For a generic formal subtype, the actual shall be a subtype_mark; it denotes the (generic) actual subtype
Ramification: When we say simply “formal” or “actual” (for a generic formal that denotes a subtype) we're talking about the subtype, not the type, since a name that denotes a formal_type_declaration denotes a subtype, and the corresponding actual also denotes a subtype.

Static Semantics

A formal_type_declaration declares a (generic) formal type, and its first subtype, the (generic) formal subtype
Ramification: A subtype (other than the first subtype) of a generic formal type is not a generic formal subtype.
{AI95-00442-01} {AI05-0213-1} The form of a formal_type_definition determines a category (of types) to which the formal type belongs.
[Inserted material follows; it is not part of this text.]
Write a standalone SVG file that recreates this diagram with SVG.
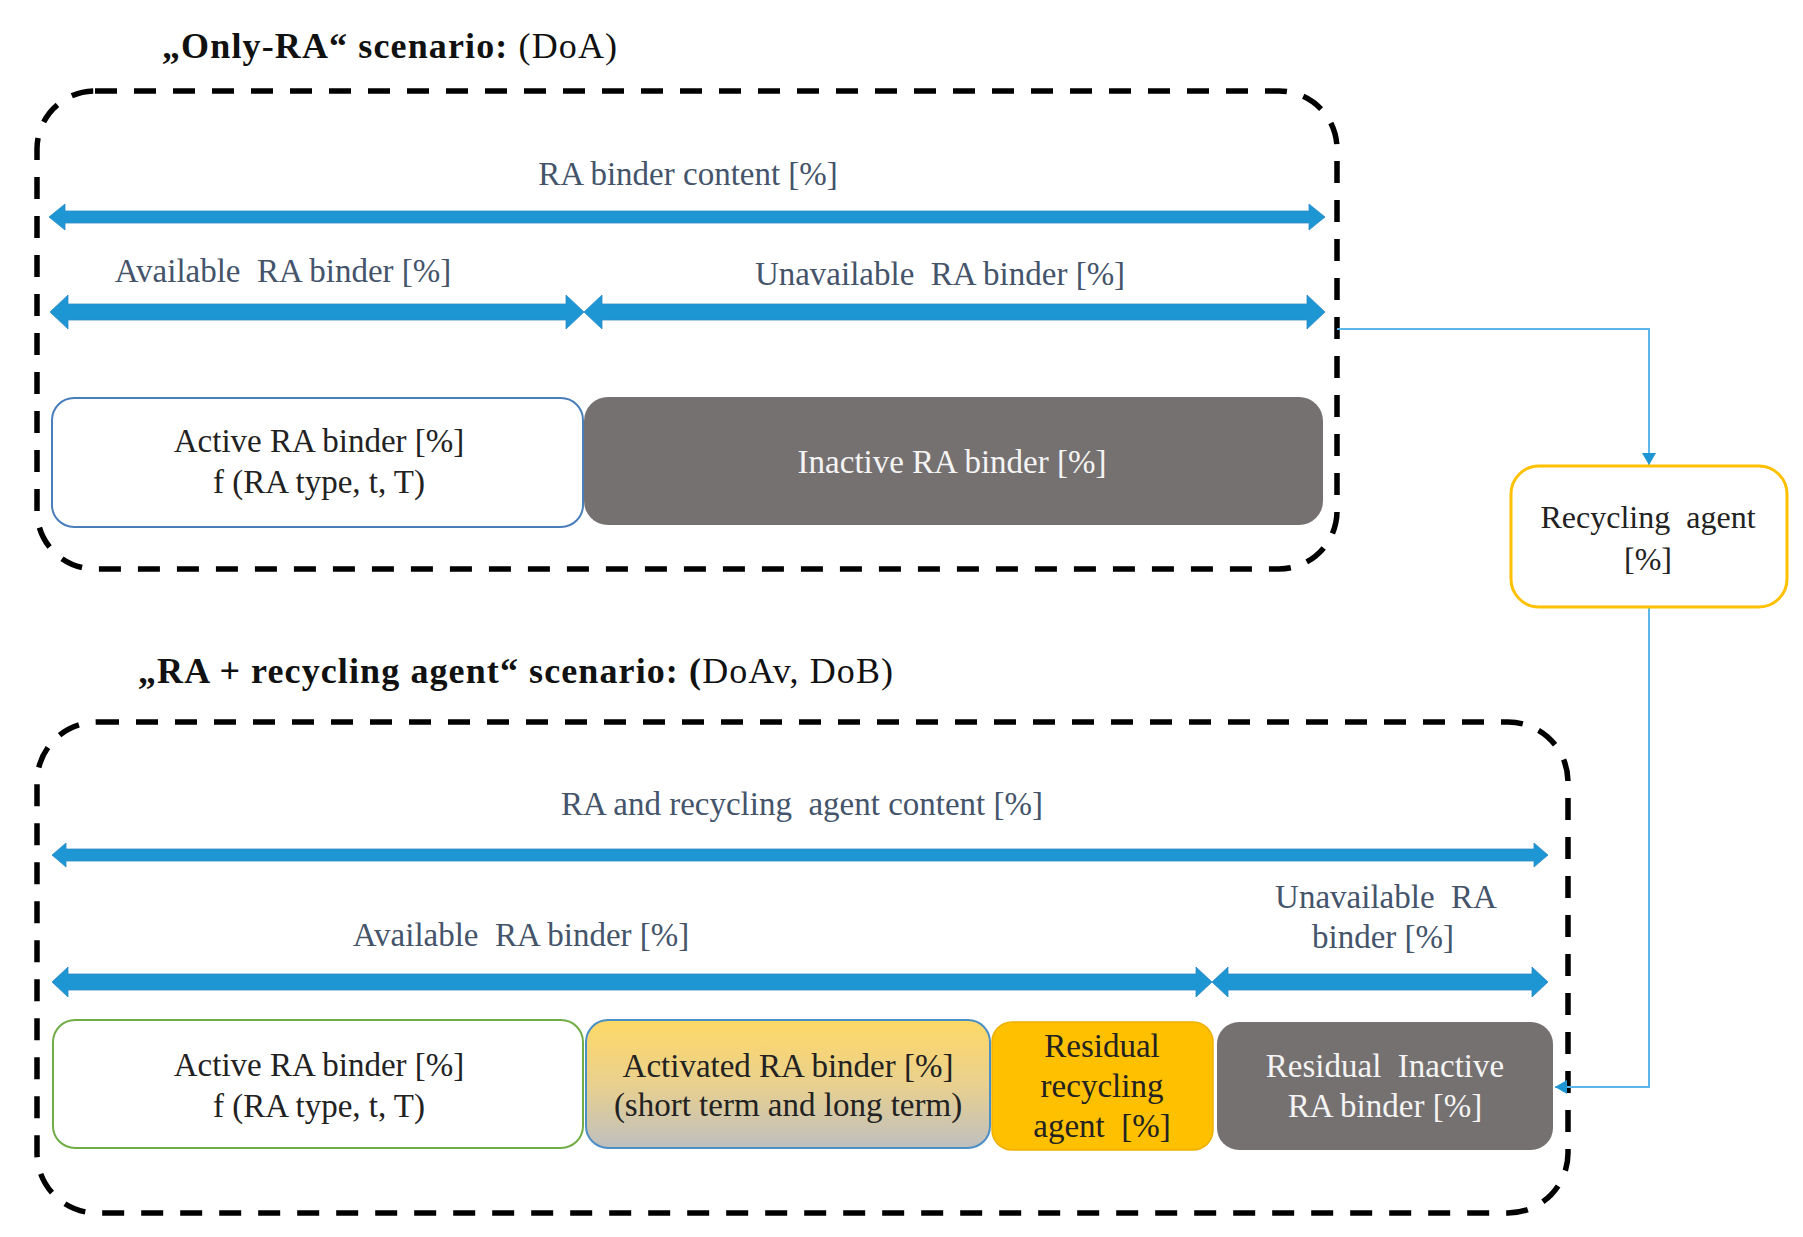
<svg xmlns="http://www.w3.org/2000/svg" width="1803" height="1237" viewBox="0 0 1803 1237" xml:space="preserve">
<style>
.t{font-family:"Liberation Serif","Times New Roman",serif;white-space:pre;}
.title{font-size:36px;fill:#111;}
.lbl{font-size:33px;fill:#44546a;text-anchor:middle;}
.blk{font-size:33px;fill:#222;text-anchor:middle;}
.wht{font-size:33px;fill:#f4f4f4;text-anchor:middle;}
.dash{fill:none;stroke:#000;stroke-width:5.5;stroke-dasharray:22 17;}
.arr{fill:#1f96d4;stroke:#2a8ac4;stroke-width:0.8;}
.con{fill:none;stroke:#5db6ea;stroke-width:2;}
.gray{fill:#767171;}
</style>
<defs>
<linearGradient id="gAct" x1="0" y1="0" x2="0" y2="1">
<stop offset="0" stop-color="#ffd966"/>
<stop offset="0.5" stop-color="#e9d08e"/>
<stop offset="1" stop-color="#bfbfbf"/>
</linearGradient>
<marker id="ah" markerUnits="userSpaceOnUse" markerWidth="14" markerHeight="14" refX="12" refY="7" orient="auto">
<path d="M0,0 L12,7 L0,14 z" fill="#1f96d4"/>
</marker>
</defs>
<rect width="1803" height="1237" fill="#fff"/>

<g id="titles">
<text class="t title" x="162" y="58" textLength="455"><tspan font-weight="bold">„Only-RA“ scenario: </tspan>(DoA)</text>
<text class="t title" x="138" y="683" textLength="755"><tspan font-weight="bold">„RA + recycling agent“ scenario: (</tspan>DoAv, DoB)</text>
</g>

<g id="scenario-frames">
<rect id="frame-only-ra" class="dash" x="37" y="91" width="1300" height="478" rx="58"/>
<rect id="frame-ra-recycling" class="dash" x="37" y="722" width="1531" height="491" rx="60"/>
</g>

<g id="range-arrows">
<polygon class="arr" points="49,217 65,204 65,211 1309,211 1309,204 1325,217 1309,230 1309,223 65,223 65,230"/>
<polygon class="arr" points="50,312 68,295 68,304 566,304 566,295 584,312 566,329 566,320 68,320 68,329"/>
<polygon class="arr" points="584,312 602,295 602,304 1307,304 1307,295 1325,312 1307,329 1307,320 602,320 602,329"/>
<polygon class="arr" points="52,855 66,843 66,849 1534,849 1534,843 1548,855 1534,867 1534,861 66,861 66,867"/>
<polygon class="arr" points="52,982 68,967 68,974 1196,974 1196,967 1212,982 1196,997 1196,990 68,990 68,997"/>
<polygon class="arr" points="1212,982 1228,967 1228,974 1532,974 1532,967 1548,982 1532,997 1532,990 1228,990 1228,997"/>
</g>

<g id="range-labels">
<text class="t lbl" x="688" y="185">RA binder content [%]</text>
<text class="t lbl" x="283" y="282">Available  RA binder [%]</text>
<text class="t lbl" x="940" y="285">Unavailable  RA binder [%]</text>
<text class="t lbl" x="802" y="815">RA and recycling  agent content [%]</text>
<text class="t lbl" x="521" y="946">Available  RA binder [%]</text>
<text class="t lbl" x="1386" y="908">Unavailable  RA</text>
<text class="t lbl" x="1383" y="948">binder [%]</text>
</g>

<g id="connectors">
<path class="con" d="M1337,329 H1649 V465" marker-end="url(#ah)"/>
<path class="con" d="M1649,607 V1087 H1555" marker-end="url(#ah)"/>
</g>

<g id="node-active-top">
<rect x="52" y="398" width="531" height="129" rx="22" fill="#fff" stroke="#4a7ebb" stroke-width="2"/>
<text class="t blk" x="319" y="452">Active RA binder [%]</text>
<text class="t blk" x="319" y="493">f (RA type, t, T)</text>
</g>

<g id="node-inactive-top">
<rect class="gray" x="584" y="397" width="739" height="128" rx="24"/>
<text class="t wht" x="952" y="473">Inactive RA binder [%]</text>
</g>

<g id="node-recycling-agent">
<rect x="1511" y="466" width="276" height="141" rx="28" fill="#fff" stroke="#ffc000" stroke-width="3"/>
<text class="t blk" x="1648" y="528" style="font-size:32px">Recycling  agent</text>
<text class="t blk" x="1648" y="570" style="font-size:32px">[%]</text>
</g>

<g id="node-active-bottom">
<rect x="53" y="1020" width="530" height="128" rx="22" fill="#fff" stroke="#70ad47" stroke-width="2"/>
<text class="t blk" x="319" y="1076">Active RA binder [%]</text>
<text class="t blk" x="319" y="1117">f (RA type, t, T)</text>
</g>

<g id="node-activated">
<rect x="586" y="1020" width="404" height="128" rx="22" fill="url(#gAct)" stroke="#4a8fc6" stroke-width="2"/>
<text class="t blk" x="788" y="1077">Activated RA binder [%]</text>
<text class="t blk" x="788" y="1116">(short term and long term)</text>
</g>

<g id="node-residual-recycling">
<rect x="992" y="1022" width="221" height="128" rx="20" fill="#ffc000" stroke="#eeb000" stroke-width="1.5"/>
<text class="t blk" x="1102" y="1057">Residual</text>
<text class="t blk" x="1102" y="1097">recycling</text>
<text class="t blk" x="1102" y="1137">agent  [%]</text>
</g>

<g id="node-residual-inactive">
<rect class="gray" x="1217" y="1022" width="336" height="128" rx="22"/>
<text class="t wht" x="1385" y="1077">Residual  Inactive</text>
<text class="t wht" x="1385" y="1117">RA binder [%]</text>
</g>
</svg>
For a formal_private_type_definition the reserved words tagged and limited indicate the category of types (see 12.5.1). The reserved word tagged also plays this role in the case of a formal_incomplete_type_declaration. For a formal_derived_type_definition the category of types is the derivation class rooted at the ancestor type. For other formal types, the name of the syntactic category indicates the category of types; a formal_discrete_type_definition defines a discrete type, and so on. 
Reason: This rule is clearer with the flat syntax rule for formal_type_definition given above. Adding formal_integer_type_definition and others would make this rule harder to state clearly.
{AI95-00442-01} We use “category’ rather than “class” above, because the requirement that classes are closed under derivation is not important here. Moreover, there are interesting categories that are not closed under derivation. For instance, limited and interface are categories that do not form classes. 

Legality Rules

{AI95-00442-01} The actual type shall be in the category determined for the formal. 
Ramification: {AI95-00442-01} For example, if the category determined for the formal is the category of all discrete types, then the actual has to be discrete.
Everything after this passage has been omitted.